WHAT THIS TASK INVOLVES — Include the line with "from matplotlib.ticker import" and every line before it in the entries below, echoed exactly, but not the pictures.

··· INFORMATION SUPPLIED

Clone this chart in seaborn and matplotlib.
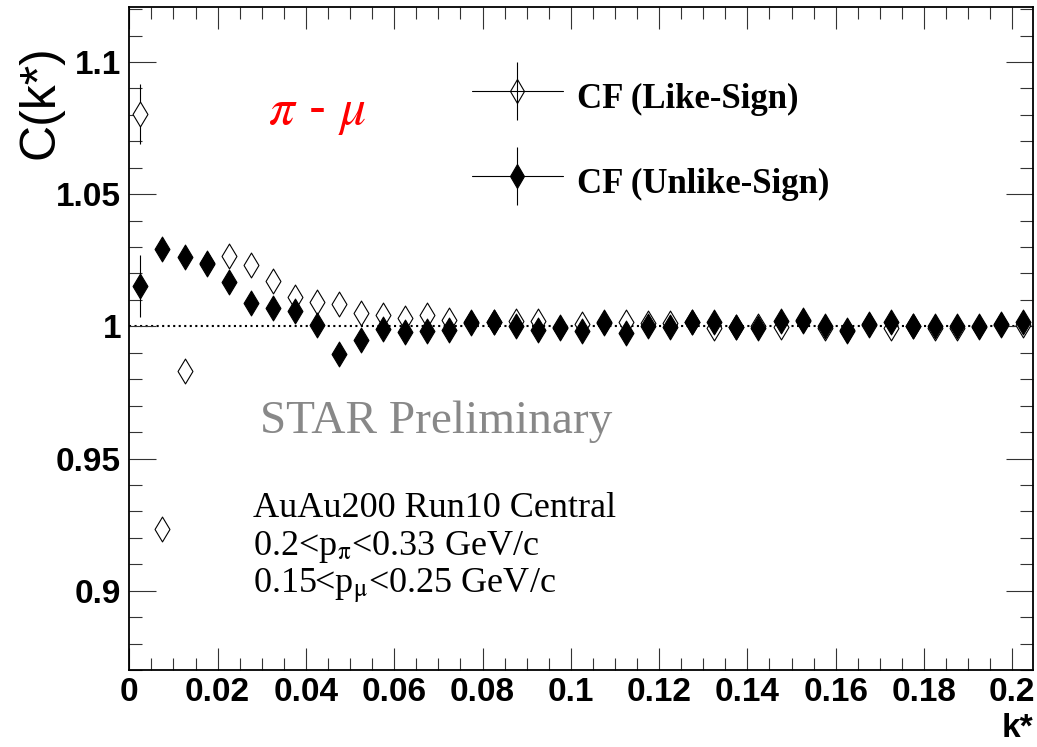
import numpy as np
import matplotlib
matplotlib.use("Agg")
import matplotlib.pyplot as plt
import seaborn as sns
from matplotlib.lines import Line2D
from matplotlib.legend_handler import HandlerTuple
from matplotlib.ticker import MultipleLocator, FuncFormatter

# k* bin centres (bin width 0.005)
kstar = [0.0025, 0.0075, 0.0125, 0.0175, 0.0225, 0.0275, 0.0325, 0.0375, 0.0425, 0.0475,
         0.0525, 0.0575, 0.0625, 0.0675, 0.0725, 0.0775, 0.0825, 0.0875, 0.0925, 0.0975,
         0.1025, 0.1075, 0.1125, 0.1175, 0.1225, 0.1275, 0.1325, 0.1375, 0.1425, 0.1475,
         0.1525, 0.1575, 0.1625, 0.1675, 0.1725, 0.1775, 0.1825, 0.1875, 0.1925, 0.1975,
         0.2025]

cf_like = [1.0803, 0.9234, 0.9830, 1.0235, 1.0268, 1.0233, 1.0170, 1.0111, 1.0094, 1.0086,
           1.0052, 1.0042, 1.0031, 1.0042, 1.0025, 1.0013, 1.0015, 1.0021, 1.0021, 0.9996,
           1.0010, 1.0016, 1.0015, 1.0013, 1.0013, 1.0015, 0.9995, 0.9996, 1.0000, 0.9999,
           1.0025, 0.9995, 0.9987, 1.0005, 0.9995, 1.0000, 0.9995, 0.9995, 1.0000, 1.0005,
           1.0005]
cf_like_err = [0.0113, 0.0035, 0.0030, 0.0028, 0.0026, 0.0024, 0.0022, 0.0020, 0.0019, 0.0018,
               0.0017, 0.0016, 0.0015, 0.0015, 0.0014, 0.0014, 0.0013, 0.0013, 0.0013, 0.0012,
               0.0012, 0.0012, 0.0012, 0.0011, 0.0011, 0.0011, 0.0011, 0.0011, 0.0010, 0.0010,
               0.0010, 0.0010, 0.0010, 0.0010, 0.0010, 0.0010, 0.0010, 0.0010, 0.0010, 0.0010,
               0.0010]

cf_unlike = [1.0152, 1.0293, 1.0262, 1.0240, 1.0167, 1.0089, 1.0069, 1.0060, 1.0004, 0.9897,
             0.9950, 0.9991, 0.9980, 0.9984, 0.9987, 1.0015, 1.0018, 1.0003, 0.9987, 0.9992,
             0.9984, 1.0011, 0.9974, 1.0003, 0.9996, 1.0018, 1.0018, 0.9996, 0.9992, 1.0020,
             1.0020, 1.0003, 0.9981, 1.0009, 1.0015, 1.0003, 1.0003, 1.0003, 0.9996, 1.0009,
             1.0018]
cf_unlike_err = [0.0117, 0.0040, 0.0032, 0.0028, 0.0026, 0.0024, 0.0022, 0.0020, 0.0019, 0.0018,
                 0.0017, 0.0016, 0.0015, 0.0015, 0.0014, 0.0014, 0.0013, 0.0013, 0.0013, 0.0012,
                 0.0012, 0.0012, 0.0012, 0.0011, 0.0011, 0.0011, 0.0011, 0.0011, 0.0010, 0.0010,
                 0.0010, 0.0010, 0.0010, 0.0010, 0.0010, 0.0010, 0.0010, 0.0010, 0.0010, 0.0010,
                 0.0010]

series_labels = ["CF (Like-Sign)", "CF (Unlike-Sign)"]

sns.set_style("ticks")
plt.rcParams["font.family"] = ["Liberation Sans", "DejaVu Sans"]
plt.rcParams["mathtext.fontset"] = "stix"
plt.rcParams["text.color"] = "black"
plt.rcParams["axes.labelcolor"] = "black"
plt.rcParams["xtick.labelcolor"] = "black"
plt.rcParams["ytick.labelcolor"] = "black"

fig = plt.figure(figsize=(10.37, 7.47), dpi=100)
ax = fig.add_axes([0.1247, 0.1031, 0.8715, 0.8871])

ax.axhline(1.0, color="black", ls=":", lw=1.5, zorder=0)

# error bars first, markers on top
ax.errorbar(kstar, cf_like, yerr=cf_like_err, fmt="none", ecolor="black", elinewidth=0.8, zorder=1)
ax.errorbar(kstar, cf_unlike, yerr=cf_unlike_err, fmt="none", ecolor="black", elinewidth=0.8, zorder=1)
sns.scatterplot(x=kstar, y=cf_like, marker="d", s=160, facecolor="white",
                edgecolor="black", linewidth=0.8, ax=ax, zorder=2)
sns.scatterplot(x=kstar, y=cf_unlike, marker="d", s=160, facecolor="black",
                edgecolor="black", linewidth=0.8, ax=ax, zorder=3)

ax.set_xlim(0, 0.2047)
ax.set_ylim(0.87, 1.1207)

ax.xaxis.set_major_locator(MultipleLocator(0.02))
ax.xaxis.set_minor_locator(MultipleLocator(0.005))
ax.yaxis.set_major_locator(MultipleLocator(0.05))
ax.yaxis.set_minor_locator(MultipleLocator(0.01))
fmt = FuncFormatter(lambda v, p: "%g" % round(v, 4))
ax.xaxis.set_major_formatter(fmt)
ax.yaxis.set_major_formatter(fmt)

ax.tick_params(which="both", direction="in", top=True, right=True, width=0.8, color="#333333")
ax.tick_params(axis="x", which="major", length=15.8, pad=5)
ax.tick_params(axis="x", which="minor", length=8.6)
ax.tick_params(axis="y", which="major", length=19.4, pad=6)
ax.tick_params(axis="y", which="minor", length=9.4)
for lab in ax.get_xticklabels() + ax.get_yticklabels():
    lab.set_fontsize(24)
    lab.set_fontweight("bold")
    lab.set_color("black")
for sp in ax.spines.values():
    sp.set_linewidth(1.3)
    sp.set_color("black")

ax.set_xlabel("k*", loc="right", fontsize=24, fontweight="bold", labelpad=4, color="black")
ax.set_ylabel("C(k*)", loc="top", fontsize=36, color="black")
ax.yaxis.set_label_coords(-0.0723, 0.943)

cross = Line2D([], [], color="black", lw=0.8, marker="|", markersize=42, markeredgewidth=0.8)
open_m = Line2D([], [], ls="none", marker="d", markersize=12, mfc="none", mec="black", mew=0.8)
fill_m = Line2D([], [], ls="none", marker="d", markersize=12, mfc="black", mec="black", mew=0.8)
ax.legend([(cross, open_m), (cross, fill_m)], series_labels,
          handler_map={tuple: HandlerTuple(ndivide=1)},
          loc="upper left", bbox_to_anchor=(0.379, 0.8994), frameon=False,
          borderpad=0, borderaxespad=0, handlelength=2.62, handleheight=1.67,
          handletextpad=0.4, labelspacing=1.12, labelcolor="black",
          prop={"family": "Liberation Serif", "weight": "bold", "size": 25})

ax.text(0.1535, 0.824, r"$\pi$ - $\mu$", transform=ax.transAxes, color="red",
        fontsize=37, fontweight="normal", va="baseline")

serif = {"family": "Liberation Serif", "weight": "normal"}
ax.text(0.1449, 0.3576, "STAR Preliminary", transform=ax.transAxes, color="#888888",
        fontsize=34, va="baseline", fontdict=serif)
ax.text(0.137, 0.2309, "AuAu200 Run10 Central", transform=ax.transAxes, color="black",
        fontsize=26, va="baseline", fontdict=serif)
ax.text(0.137, 0.1735, r"0.2<p$_{\mathrm{\pi}}$<0.33 GeV/c", transform=ax.transAxes,
        color="black", fontsize=26, va="baseline", fontdict=serif)
ax.text(0.137, 0.1162, r"0.15<p$_{\mathrm{\mu}}$<0.25 GeV/c", transform=ax.transAxes,
        color="black", fontsize=26, va="baseline", fontdict=serif)

fig.savefig("out.png", dpi=100)
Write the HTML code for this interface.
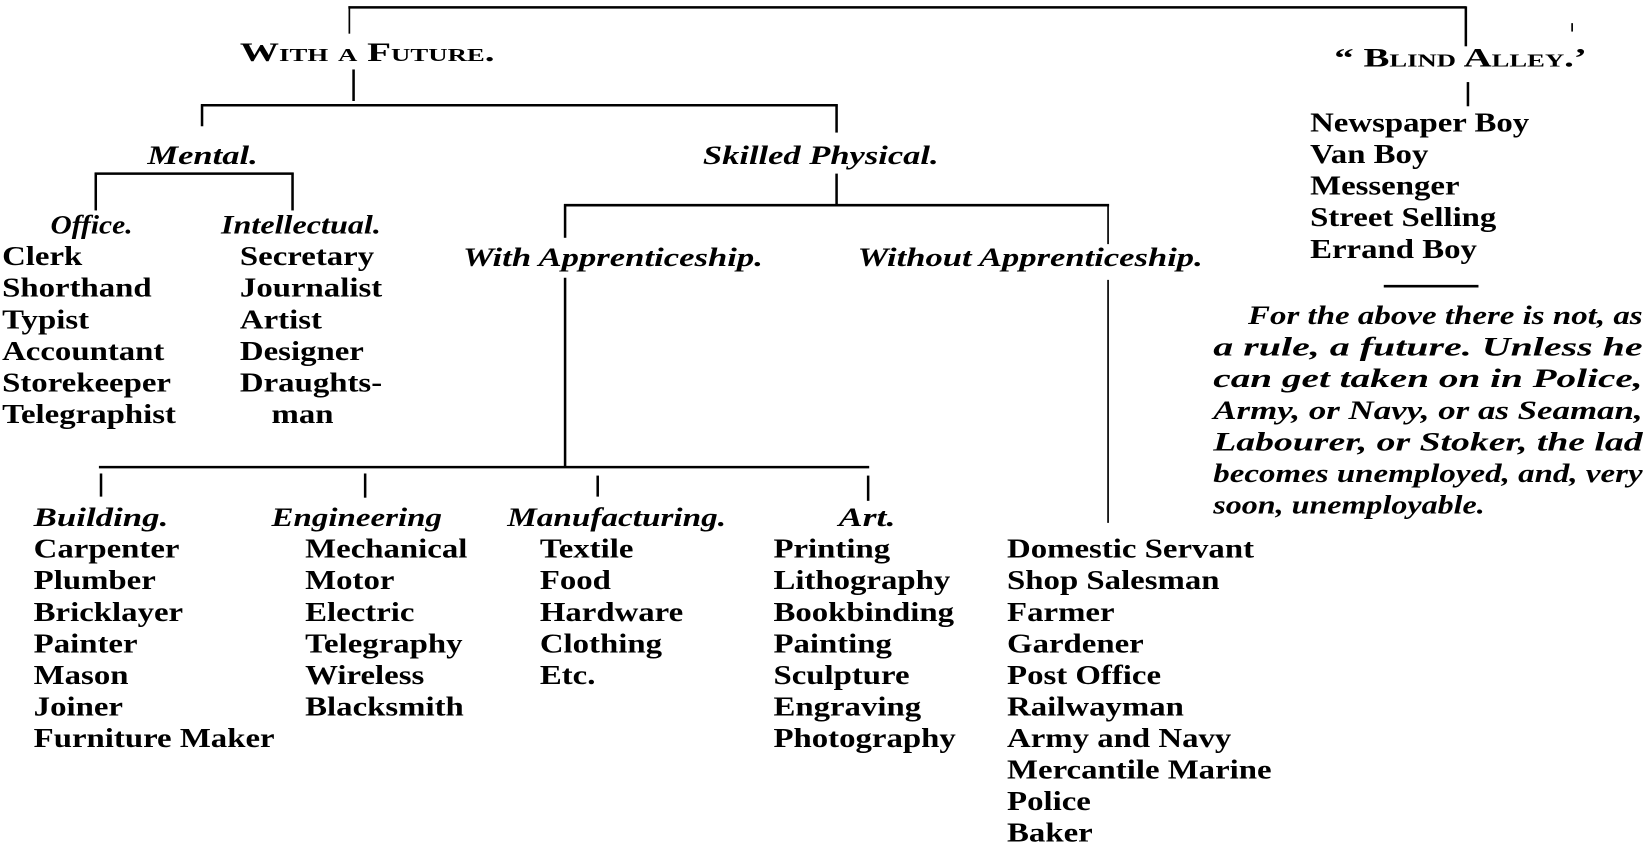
<!DOCTYPE html>
<html><head><meta charset="utf-8">
<style>
html,body{margin:0;padding:0;background:#fff;}
svg{display:block;}
text{font-family:"Liberation Serif",serif;fill:#000;}
.b{font-weight:bold;font-size:26px;}
.i{font-weight:bold;font-style:italic;font-size:25px;}
.sc{font-weight:bold;font-size:25px;font-variant:small-caps;}
.p{font-weight:bold;font-style:italic;font-size:25px;}
line{stroke:#000;stroke-width:2.4;}
.t{stroke-width:1.6;}
</style></head>
<body>
<svg width="1650" height="867" viewBox="0 0 1568 824" preserveAspectRatio="none" xmlns="http://www.w3.org/2000/svg">
<line x1="331" y1="7" x2="1393" y2="7"/>
<line x1="332" y1="6" x2="332" y2="32" class="t"/>
<line x1="336" y1="66" x2="336" y2="96"/>
<line x1="191" y1="100" x2="796" y2="100"/>
<line x1="192" y1="99" x2="192" y2="120"/>
<line x1="795" y1="99" x2="795" y2="126"/>
<line x1="795" y1="165" x2="795" y2="194"/>
<line x1="90" y1="165" x2="279" y2="165"/>
<line x1="91" y1="164" x2="91" y2="200"/>
<line x1="278" y1="164" x2="278" y2="200"/>
<line x1="536" y1="195" x2="1054" y2="195"/>
<line x1="537" y1="194" x2="537" y2="226"/>
<line x1="1053" y1="194" x2="1053" y2="232" class="t"/>
<line x1="1053" y1="266" x2="1053" y2="497" class="t"/>
<line x1="537" y1="264" x2="537" y2="444"/>
<line x1="94" y1="444" x2="826" y2="444"/>
<line x1="96" y1="450" x2="96" y2="472"/>
<line x1="347" y1="450" x2="347" y2="473"/>
<line x1="568" y1="452" x2="568" y2="472"/>
<line x1="825" y1="452" x2="825" y2="476"/>
<line x1="1393" y1="6" x2="1393" y2="44"/>
<line x1="1395" y1="78" x2="1395" y2="101"/>
<line x1="1494" y1="22" x2="1494" y2="30" class="t"/>
<line x1="1315" y1="272" x2="1405" y2="272"/>

<text class="sc" x="228" y="58" textLength="242" lengthAdjust="spacingAndGlyphs">With a Future.</text>
<text class="sc" x="1268" y="63" textLength="240" lengthAdjust="spacingAndGlyphs">“ Blind Alley.’</text>
<text class="i" x="140" y="156" textLength="105" lengthAdjust="spacingAndGlyphs">Mental.</text>
<text class="i" x="668" y="156" textLength="224" lengthAdjust="spacingAndGlyphs">Skilled Physical.</text>
<text class="i" x="48" y="222" textLength="78" lengthAdjust="spacingAndGlyphs">Office.</text>
<text class="i" x="210" y="222" textLength="152" lengthAdjust="spacingAndGlyphs">Intellectual.</text>
<text class="i" x="440" y="253" textLength="285" lengthAdjust="spacingAndGlyphs">With Apprenticeship.</text>
<text class="i" x="815" y="253" textLength="328" lengthAdjust="spacingAndGlyphs">Without Apprenticeship.</text>
<text class="i" x="32" y="500" textLength="128" lengthAdjust="spacingAndGlyphs">Building.</text>
<text class="i" x="258" y="500" textLength="162" lengthAdjust="spacingAndGlyphs">Engineering</text>
<text class="i" x="482" y="500" textLength="208" lengthAdjust="spacingAndGlyphs">Manufacturing.</text>
<text class="i" x="797" y="500" textLength="54" lengthAdjust="spacingAndGlyphs">Art.</text>

<g transform="translate(2,0) scale(1.2,1)">
<text class="b" x="0" y="252">Clerk</text>
<text class="b" x="0" y="282">Shorthand</text>
<text class="b" x="0" y="312">Typist</text>
<text class="b" x="0" y="342">Accountant</text>
<text class="b" x="0" y="372">Storekeeper</text>
<text class="b" x="0" y="402">Telegraphist</text>
</g>
<g transform="translate(228,0) scale(1.2,1)">
<text class="b" x="0" y="252">Secretary</text>
<text class="b" x="0" y="282">Journalist</text>
<text class="b" x="0" y="312">Artist</text>
<text class="b" x="0" y="342">Designer</text>
<text class="b" x="0" y="372">Draughts-</text>
<text class="b" x="25" y="402">man</text>
</g>
<g transform="translate(32,0) scale(1.2,1)">
<text class="b" x="0" y="530">Carpenter</text>
<text class="b" x="0" y="560">Plumber</text>
<text class="b" x="0" y="590">Bricklayer</text>
<text class="b" x="0" y="620">Painter</text>
<text class="b" x="0" y="650">Mason</text>
<text class="b" x="0" y="680">Joiner</text>
<text class="b" x="0" y="710">Furniture Maker</text>
</g>
<g transform="translate(290,0) scale(1.2,1)">
<text class="b" x="0" y="530">Mechanical</text>
<text class="b" x="0" y="560">Motor</text>
<text class="b" x="0" y="590">Electric</text>
<text class="b" x="0" y="620">Telegraphy</text>
<text class="b" x="0" y="650">Wireless</text>
<text class="b" x="0" y="680">Blacksmith</text>
</g>
<g transform="translate(513,0) scale(1.2,1)">
<text class="b" x="0" y="530">Textile</text>
<text class="b" x="0" y="560">Food</text>
<text class="b" x="0" y="590">Hardware</text>
<text class="b" x="0" y="620">Clothing</text>
<text class="b" x="0" y="650">Etc.</text>
</g>
<g transform="translate(735,0) scale(1.2,1)">
<text class="b" x="0" y="530">Printing</text>
<text class="b" x="0" y="560">Lithography</text>
<text class="b" x="0" y="590">Bookbinding</text>
<text class="b" x="0" y="620">Painting</text>
<text class="b" x="0" y="650">Sculpture</text>
<text class="b" x="0" y="680">Engraving</text>
<text class="b" x="0" y="710">Photography</text>
</g>
<g transform="translate(957,0) scale(1.2,1)">
<text class="b" x="0" y="530">Domestic Servant</text>
<text class="b" x="0" y="560">Shop Salesman</text>
<text class="b" x="0" y="590">Farmer</text>
<text class="b" x="0" y="620">Gardener</text>
<text class="b" x="0" y="650">Post Office</text>
<text class="b" x="0" y="680">Railwayman</text>
<text class="b" x="0" y="710">Army and Navy</text>
<text class="b" x="0" y="740">Mercantile Marine</text>
<text class="b" x="0" y="770">Police</text>
<text class="b" x="0" y="800">Baker</text>
</g>
<g transform="translate(1245,0) scale(1.2,1)">
<text class="b" x="0" y="125">Newspaper Boy</text>
<text class="b" x="0" y="155">Van Boy</text>
<text class="b" x="0" y="185">Messenger</text>
<text class="b" x="0" y="215">Street Selling</text>
<text class="b" x="0" y="245">Errand Boy</text>
</g>

<text class="p" x="1186" y="308" textLength="375" lengthAdjust="spacingAndGlyphs">For the above there is not, as</text>
<text class="p" x="1153" y="338" textLength="408" lengthAdjust="spacingAndGlyphs">a rule, a future.  Unless he</text>
<text class="p" x="1153" y="368" textLength="408" lengthAdjust="spacingAndGlyphs">can get taken on in Police,</text>
<text class="p" x="1153" y="398" textLength="408" lengthAdjust="spacingAndGlyphs">Army, or Navy, or as Seaman,</text>
<text class="p" x="1153" y="428" textLength="408" lengthAdjust="spacingAndGlyphs">Labourer, or Stoker, the lad</text>
<text class="p" x="1153" y="458" textLength="408" lengthAdjust="spacingAndGlyphs">becomes unemployed, and, very</text>
<text class="p" x="1153" y="488" textLength="258" lengthAdjust="spacingAndGlyphs">soon, unemployable.</text>
</svg>
</body></html>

······

EXPECTED ANSWER —
Clone this chart in seaborn and matplotlib.
import numpy as np
import matplotlib
matplotlib.use("Agg")
import matplotlib.pyplot as plt
import seaborn as sns
from matplotlib.lines import Line2D
from matplotlib.legend_handler import HandlerTuple
from matplotlib.ticker import MultipleLocator, FuncFormatter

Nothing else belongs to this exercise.